Today's Papers

‘He Knows Where People Are’

Everybody leads with similar reports of scattered violence in the West Bank. Israeli tanks, personnel carriers, and armored bulldozers moved into Bethlehem, according to the New York Times. Israel also targeted the American-built headquarters of Palestinian security chief Jabril Rajoub outside Ramallah. The Palestinian response came in the form of a sniper attack and another suicide bombing, this one (the sixth in six days) in Jerusalem.

“We don’t believe we can keep them out,” said an Al Aqsa Martyrs Brigades member in Bethlehem’s Manger Square, in the Washington Post. “But we’re determined to put up the best fight we can.” The Los Angeles Times reports that Palestinians executed nine suspected collaborators before Israeli troops arrived in the West Bank towns of Tulkarm and Qalqilya. A 10th was killed in Bethlehem—a “very faithful informer” of the Israelis, according to the mayor (as quoted in the WP). Asked if the man had a trial, the mayor said, “He had a field trial.”
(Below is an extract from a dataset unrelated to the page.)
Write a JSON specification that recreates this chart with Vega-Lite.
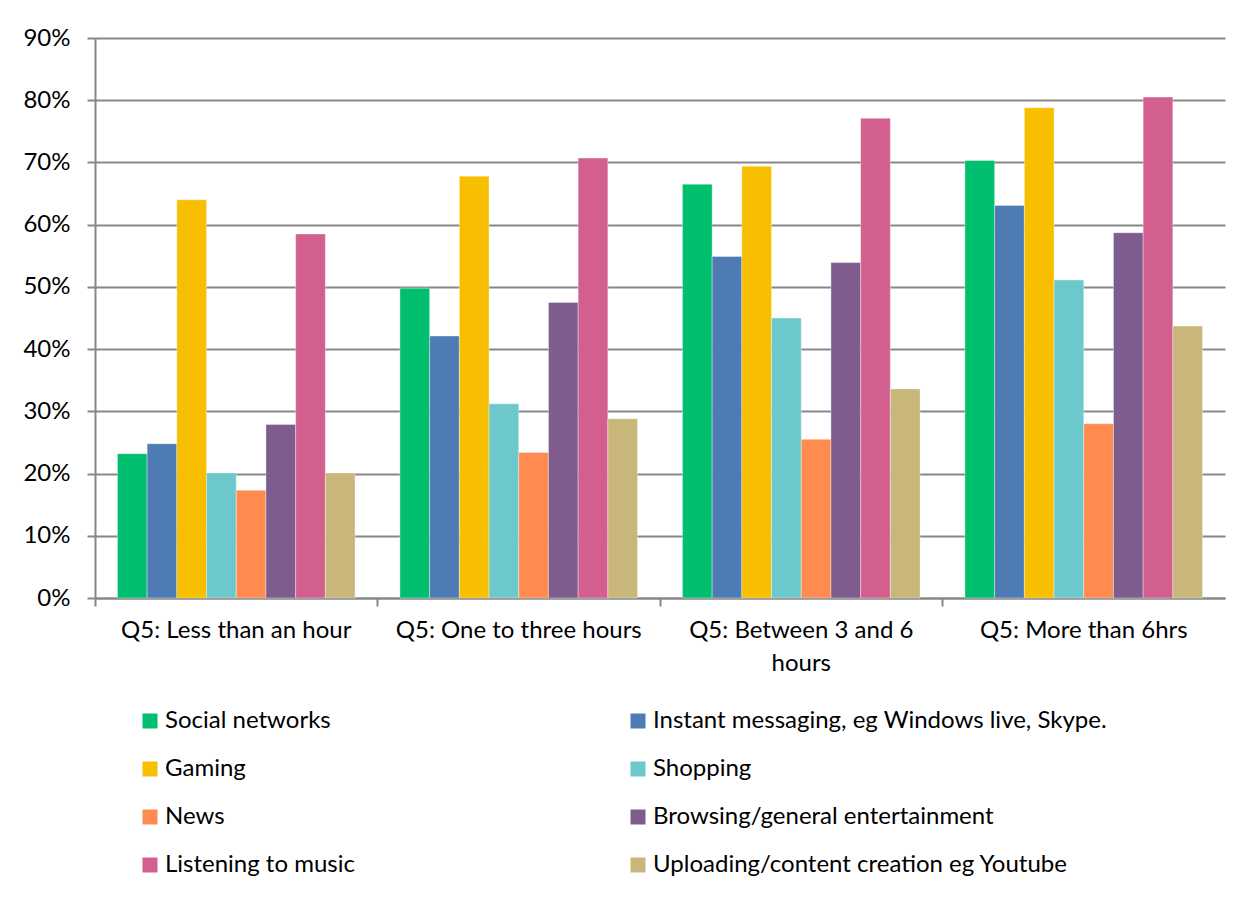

Jabril Rajoub was not at his headquarters when it was hit with Israeli tank and machine-gun fire, but he ordered the 400 men inside to resist, according to the Wall Street Journal. The LAT has an unconfirmed report that the 400 were desperately trying to escape the burning building.

In Jerusalem, a car bomb took the lives of both the driver and an Israeli policeman who had stopped the car, according to the WSJ. USA Today reports that the recent spate of Palestinian suicide bombings is an attempt by “disaffected loyalists” of Yasser Arafat to sabotage an intelligence accord with Israel that was to be signed last Wednesday. Under the agreement, brokered by Anthony Zinni, both sides would have revealed what their investigators uncovered about possible terrorist attacks.

Yesterday’s violence was not limited to the West Bank. In several Arab capitals, demonstrators clashed with police, the NYT reports. And Hezbollah guerrillas in Lebanon fired two rockets into northern Israel, according to the WSJ. “The rockets exploded harmlessly in fields.”

The WP reminds that Israel’s stated intention is to “uproot” the terrorist infrastructure under Arafat, rather than to reoccupy territory in the West Bank and Gaza Strip that was turned over to the Palestinians under the 1993 Oslo peace accords.

The NYT off-leads the criticism leveled at President Bush over his lack of diplomatic engagement in the Middle East. The critics “must not have been with me in Crawford when I was on the phone all morning long talking to world leaders,” Bush said Monday morning. But the Times points out that he has spoken to neither Arafat nor Sharon in recent days, “perhaps out of concern that his calls for restraint would be defied by both leaders.” Bush also hedged on the question of applying the “Bush doctrine,” which demands the ouster of any leader who sponsors or harbors terrorists, to Arafat. “Chairman Arafat has agreed to a peace process,” Bush said, deflecting the issue of whether Mr. Arafat is encouraging terrorist acts.

A U.S. intelligence official calls Abu Zubeida, said to be one of Osama Bin Laden’s top deputies, a person “well worth catching,” the LAT reports under the headline “He Knows Where People Are” (also a quote from the official). The paper calls the capture of Zubeida “a rare success in the hunt for terrorists that forms the backdrop to the war in Afghanistan.” It will only be a success, however, if Zubeida sings and that’s still a question.

The Supreme Court has agreed to hear arguments on California’s “three strikes” law, according to the WP. The law requires a sentence of 25 years to life for a third felony conviction and that, opponents, say, constitutes cruel and unusual punishment. The injustice is most pronounced when the third felony—strike three—is relatively trivial, such as stealing $150 worth of videos from Kmart, which is what Leandro Andrade did. Usually considered a misdemeanor, prosecutors were able to treat the theft as a felony because of Andrade’s previous felony convictions. As a result, he will be eligible for parole in 2046, when he is 87.

The LAT fronts what it calls “the flip side of globalization”: U.S. jobs going overseas. The difference this time is that, in addition to manufacturing jobs, “the latest round of outsourcing also is hitting telephone operators, graphic designers, accountants and engineers.” China—a member of the World Trade Organization since December—is now among the countries benefiting from the flight. An AFL-CIO director says she hopes companies will feel “patriotic” and keep their jobs at home, while a CEO laments, “We’ve got to get the same amount of output, the same level of technology without spending as much capital,”

Finally, April Fool’s Day coincided with baseball’s opening day this year and 33,520 showed up at Fenway Park to cheer on their beloved Red Sox, speaking of cruel and unusual punishment. Ace Pedro Martinez, who has gained 15 pounds in an effort to avoid injury, gave up eight runs in three innings, but the Sox came back to take an 11-8 lead. And then they lost, 12-11. “If they want to panic, they can panic,” Martinez said afterward in the Boston Globe.